Reputation: 3355
I trained a simple randomforest classifier, then when I test the prediction with the same test input:
rf_clf.predict([[50,0,500,0,20,0,250000,1.5,110,0,0,2]])
rf_clf.predict_proba([[50,0,500,0,20,0,250000,1.5,110,0,0,2]])
The first line returns array([1.])
, whereas the second line returns array([[0.14, 0.86]])
where the prediction is the first float 0.14
right?
How come those two don't match? I'm a bit confused. Thanks.
Upvotes: 2
Views: 1268
Reputation: 1001
predict()
function returns the class to which the feature belongs to and predict_proba()
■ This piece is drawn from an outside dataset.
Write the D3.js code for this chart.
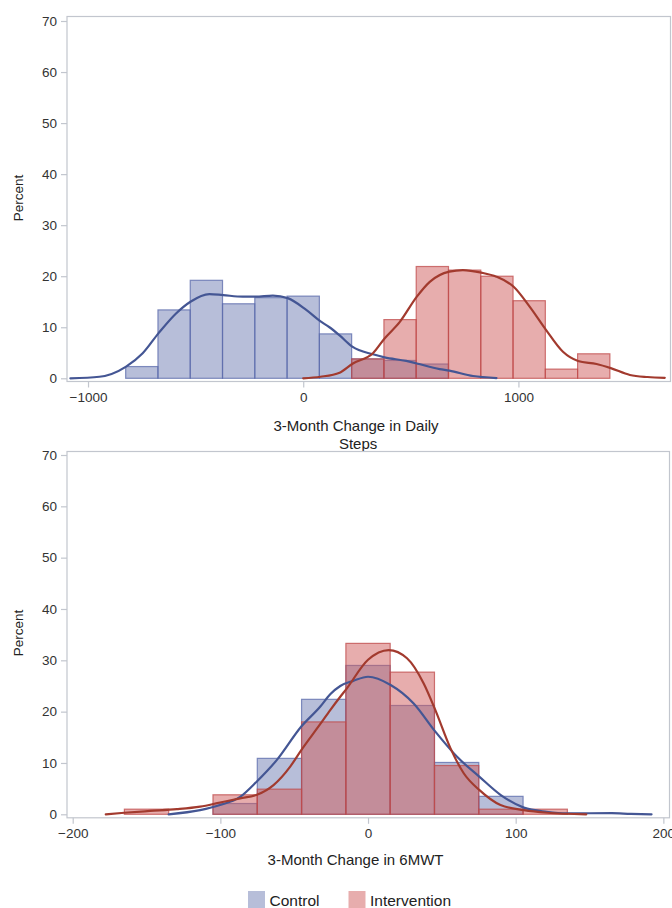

function returns the probability of the feature belonging to the diffrent output classes.
Example:
Output of predict()
function gives you the result that the feature belongs to class 1 (i.e) array([1.])
Output of predict_proba()
function gives you the probabilities of the feature belonging to each output class array([[0.14, 0.86]]). 14% probability of feature belonging to class 0 and 86% probability of feature belonging to class 1.
Refer Docs: predict()
docs, predict_proba()
docs
Upvotes: 3
Reputation: 570
Take a look at the documentation part of sklearn.ensemble.RandomForestClassifier
, specifically the predict_proba
method.
Returns: ndarray of shape (n_samples, n_classes), or a list of n_outputs. such arrays if n_outputs > 1. The class probabilities of the input samples. The order of the classes corresponds to that in the attribute classes_.
The output you're getting (array([[0.14, 0.86]])) is thus a list of the probabilities for each of the classes that are present in your sample, for each sample input. The method predict()
simply predicts one class for each input (so that's why you're getting array([1.]) as return).
Upvotes: 2